Fascinating insight into life on Planet Zogg... My father bought the house that he lives in as a plot of land in 1966 for £4k. That equates to £35k in today’s money but the house is worth four times that because in the intervening 58 years no government has got close to its stated housebuilding target – just like Sir Keith Stalin won’t – and supply and demand dictates prices. I cannot ever recall there being ‘Unlimited work’. In any unionised industry the union made sure that you did not do too much work or at any pace. If work was unlimited then how come there are unemployment figures? There is no such thing as “free”. Somebody paid for it. Since Tony “education, education, education” Blair started tuition fees and introduced the American style dumbed down education, the yoof now have to pick up the bill themselves – or work for a pittance for thirty years until the debt is written off.
Total lunatic believes the Establishment man actually running the country tells the truth while stating a known fact that Boris told porkies on a regular basis. Anybody with half a brain (that is half more than you) could go onto a popular search engine and type in something like “Boris farm subsidy” would find lots of stories about how BoJo was going to match EU subsidies. Cretins that have never been more than five miles outside their town or city think that all farmers are wealthy landowners – ripe for taxation by the Communists – but many of the small English farms barely break even after receiving about £25k in subsidies from DEFRA. So just how are their legatees going to pay the tax bill? Sell the farm to some big corporate that will have to bring in cheap labour from the third world to work it. The economic disaster that is Brexit seems to be doing a lot better than the United States of France, sinking into recession dragged down by its dominant member, Germany.

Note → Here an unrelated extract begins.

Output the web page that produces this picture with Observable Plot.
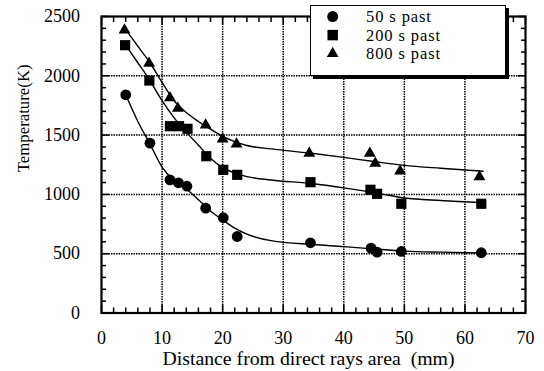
<!DOCTYPE html>
<html><head><meta charset="utf-8">
<script src="https://cdn.jsdelivr.net/npm/d3@7"></script>
<script src="https://cdn.jsdelivr.net/npm/@observablehq/plot@0.6"></script>
<style>
body{margin:0;background:#fff;}
#wrap{position:relative;width:544px;height:371px;font-family:"Liberation Serif","Times New Roman",serif;}
#legend{position:absolute;left:310px;top:5px;width:194px;height:69px;border:1px solid #000;background:#fff;box-shadow:3px 3px 0 #000;}
#legend text{font-family:"Liberation Serif","Times New Roman",serif;font-size:16.5px;letter-spacing:0.9px;}
</style></head><body><div id="wrap"></div>
<script>
// ---- data ----
const seriesNames = ["50 s past", "200 s past", "800 s past"];
const seriesSymbols = ["circle", "square", "triangle"];

const dist50  = [4.0, 8.0, 11.3, 12.7, 14.1, 17.2, 20.1, 22.4, 34.5, 44.5, 45.5, 49.5, 62.7];
const temp50  = [1840, 1432, 1123, 1098, 1069, 884, 803, 645, 592, 547, 513, 519, 508];
const dist200 = [3.9, 7.9, 11.3, 12.8, 14.2, 17.3, 20.1, 22.4, 34.5, 44.4, 45.5, 49.5, 62.7];
const temp200 = [2258, 1960, 1575, 1575, 1553, 1322, 1207, 1165, 1103, 1039, 1005, 921, 921];
const dist800 = [3.8, 7.85, 11.3, 12.6, 17.2, 20.0, 22.3, 34.3, 44.3, 45.2, 49.3, 62.4];
const temp800 = [2385, 2105, 1815, 1725, 1585, 1467, 1425, 1346, 1346, 1262, 1197, 1149];

// fitted curves as drawn in the reference (sampled by eye)
const fitDist = [4, 6, 8, 10, 12, 14, 16, 18, 20, 22, 24, 28, 35, 40, 45, 50, 56, 63];
const fit50   = [1840, 1615, 1425, 1230, 1115, 1045, 955, 860, 785, 715, 665, 610, 577, 560, 540, 522, 513, 506];
const fit200  = [2258, 2110, 1960, 1790, 1645, 1525, 1415, 1305, 1225, 1180, 1150, 1122, 1090, 1055, 1015, 970, 948, 930];
const fit800  = [2390, 2250, 2110, 1945, 1790, 1690, 1615, 1550, 1490, 1445, 1412, 1384, 1345, 1312, 1277, 1245, 1220, 1195];

const xTicks = [0, 10, 20, 30, 40, 50, 60, 70];
const yTicks = [0, 500, 1000, 1500, 2000, 2500];
const xGrid = [10, 20, 30, 40, 50, 60];
const yGrid = [500, 1000, 1500, 2000];
const xMinor = d3.range(0, 71, 2).filter(d => d % 10 !== 0);
const yMinor = d3.range(0, 2501, 100).filter(d => d % 500 !== 0);

const xLabel = "Distance from direct rays area\u00a0 (mm)";
const yLabel = "Temperature(K)";

// ---- build tables ----
const dists = [dist50, dist200, dist800];
const temps = [temp50, temp200, temp800];
const fits = [fit50, fit200, fit800];
const points = seriesNames.flatMap((s, i) => dists[i].map((d, j) => ({series: s, x: d, y: temps[i][j]})));
const curves = seriesNames.flatMap((s, i) => fitDist.map((d, j) => ({series: s, x: d, y: fits[i][j]})));

const font = '"Liberation Serif","Times New Roman",serif';
const symR = {circle: 5.4, square: 5.75, triangle: 4.4};

const chart = Plot.plot({
  width: 544, height: 371,
  marginLeft: 101, marginRight: 19, marginTop: 16, marginBottom: 58.5,
  style: {fontFamily: font, fontSize: "18px", background: "white", color: "black"},
  x: {domain: [0, 70]},
  y: {domain: [0, 2500]},
  marks: [
    Plot.gridX({ticks: xGrid, stroke: "black", strokeOpacity: 1, strokeWidth: 1.5, strokeDasharray: "1.5,1"}),
    Plot.gridY({ticks: yGrid, stroke: "black", strokeOpacity: 1, strokeWidth: 1.5, strokeDasharray: "1.5,1"}),
    Plot.line(curves, {x: "x", y: "y", z: "series", curve: "monotone-x", stroke: "black", strokeWidth: 1.4}),
    Plot.frame({stroke: "black", strokeWidth: 2.2}),
    // inward major/minor ticks on all four sides
    Plot.axisX({ticks: xTicks, anchor: "bottom", tickSize: -8, tickFormat: () => "", label: null, strokeWidth: 1.5}),
    Plot.axisX({ticks: xMinor, anchor: "bottom", tickSize: -5, tickFormat: () => "", label: null, strokeWidth: 1.5}),
    Plot.axisX({ticks: xTicks, anchor: "top", tickSize: -8, tickFormat: () => "", label: null, strokeWidth: 1.5}),
    Plot.axisX({ticks: xMinor, anchor: "top", tickSize: -5, tickFormat: () => "", label: null, strokeWidth: 1.5}),
    Plot.axisY({ticks: yTicks, anchor: "left", tickSize: -8, tickFormat: () => "", label: null, strokeWidth: 1.5}),
    Plot.axisY({ticks: yMinor, anchor: "left", tickSize: -5, tickFormat: () => "", label: null, strokeWidth: 1.5}),
    Plot.axisY({ticks: yTicks, anchor: "right", tickSize: -8, tickFormat: () => "", label: null, strokeWidth: 1.5}),
    Plot.axisY({ticks: yMinor, anchor: "right", tickSize: -5, tickFormat: () => "", label: null, strokeWidth: 1.5}),
    // tick labels
    Plot.axisX({ticks: xTicks, anchor: "bottom", tickSize: 0, tickPadding: 18, tickFormat: d => String(d), label: null, fontSize: 18, fontFamily: font}),
    Plot.axisY({ticks: yTicks, anchor: "left", tickSize: 0, tickPadding: 21.5, tickFormat: d => String(d), label: null, fontSize: 18, fontFamily: font}),
    // axis titles
    Plot.text([xLabel], {frameAnchor: "bottom", dy: 45.5, dx: -5, lineAnchor: "middle", fontSize: 19.8, fontFamily: font, fill: "black", text: d => d}),
    Plot.text([yLabel], {frameAnchor: "left", dx: -78.3, dy: 7.5, rotate: -90, lineAnchor: "middle", fontSize: 16.8, fontFamily: font, fill: "black", text: d => d}),
    // data points
    Plot.dot(points, {x: "x", y: "y", symbol: "series", r: d => symR[seriesSymbols[seriesNames.indexOf(d.series)]], fill: "black", stroke: "none"})
  ],
  symbol: {domain: seriesNames, range: seriesSymbols},
  r: {type: "identity"}
});

const wrap = document.getElementById("wrap");
wrap.appendChild(chart);

// legend (overlay box with shadow, as in the reference)
const leg = document.createElement("div");
leg.id = "legend";
const ns = "http://www.w3.org/2000/svg";
const lsvg = document.createElementNS(ns, "svg");
lsvg.setAttribute("width", 194); lsvg.setAttribute("height", 69);
const symTypes = {circle: d3.symbolCircle, square: d3.symbolSquare, triangle: d3.symbolTriangle};
const symSize = {circle: 95, square: 110, triangle: 60};
const rowY = [10.6, 29.1, 47.6];
seriesNames.forEach((s, i) => {
  const p = document.createElementNS(ns, "path");
  const t = seriesSymbols[i];
  p.setAttribute("d", d3.symbol(symTypes[t], symSize[t])());
  p.setAttribute("transform", `translate(21.7,${rowY[i]})`);
  p.setAttribute("fill", "black");
  lsvg.appendChild(p);
  const tx = document.createElementNS(ns, "text");
  tx.setAttribute("x", 55); tx.setAttribute("y", rowY[i] + 5.4);
  tx.textContent = s;
  lsvg.appendChild(tx);
});
leg.appendChild(lsvg);
wrap.appendChild(leg);
</script></body></html>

I could trawl through the post history on here to find where certain posters celebrated the death of the old guy who shouted at a police dog but can see little point in wasting my time doing that. They know who they are.
Three great articles in the Telegraph on Saturday, starting with: Rachel Reeves wants pension funds to bail her out It was written by former Pensions minister Guy Opperman, who wondered how a Chancellor that had hammered businesses and entrepreneurs in the Budget was going to boost growth by forcing pension funds to ‘invest’ in infrastructure. Since the pension funds that Reeves is targeting are public sector pensions, her ‘reforms’ are likely to make no difference. Forcing local authority pension scheme to merge might result in savings in administration costs and increased spending power. However, the people in those pension schemes would find that their opinions carried much less weight and they have less say in how their funds are invested. As one would expect, liar Reeves theory that getting pension funds to invest in big infrastructure projects would attract private sector investment is fatally flawed. If public money is thrown at water infrastructure then only a total idiot in the private sector would join in knowing that there is virtually no return on investment to be made. That would leave the public sector pension schemes invested in something that is going to make no return but they still have commitments to provide pensions to more and more members reaching retirement age. Similarly, the private sector is in no hurry to invest in big transport and housing infrastructure projects with hardly any return on capital. Anyone want the ‘black hole’ of HS2?
Second article: 100,000 civil servant job cuts: How Britain could rip out Whitehall waste Much of the premise of this article is based on the appointment of Elon Musk to “drain the swamp” for The Donald. Whether Musk can deliver on the rhetoric remains to be seen but he might be able to make some inroads. Over here, the Civil Service head count has increased by 100,000 since 2019; when Boris was elected on a commitment to reduce the head count by that amount. When the pandemic came along, thousands more were taken on and now they do not even show up to the office to shirk. The article includes quote from (Lord) Francis Maude, who slashed the Civil Service by 21 per cent as Minister for the Cabinet Office in the 2010-2015 coalition government, saving £52bn. Ironically, the last person charged with slashing this waste was the Minister for Government Efficiency appointed in 2019 by Boris: one Sir Jacob Rees-Mogg. We know that there is no chance of Sir Keith Stalin taking on the public sector unions so wasting of finite taxpayers’ money is set to continue until 2029. Rachel Reeves has launched a quango called the “Office of Value for Money”. The man in charge is one David Goldstone, who knows absolutely nothing about value for money having been on the group responsible for HS2. What they really need is a big beast from private industry who knows how to cut costs and improve performance. For what it is worth, public sector productivity is down 6.3 per cent in the last five years: more people on the public payroll doing less work. And they get rewarded with higher pay rises than the private sector that funds them. The third article, the long Saturday read (stretched to 11 pages when copied and pasted into Word) can be found on the thread devoted to the subject here.
My father in law boasts of it. He was a welder and was continually between yards because the offered a bit more than the current lot. He's a ****ing mogo too so if he could do it...
When I started my apprenticeship in 1982, it was like that (although it was starting to change as Maggie made her mark). I remember a fitter starting in the morning and jacking at lunchtime because his mate could get him a start down the road on 25p on hour more!
All us older folk know about living on the edge. We used to answer the phone without knowing who it was.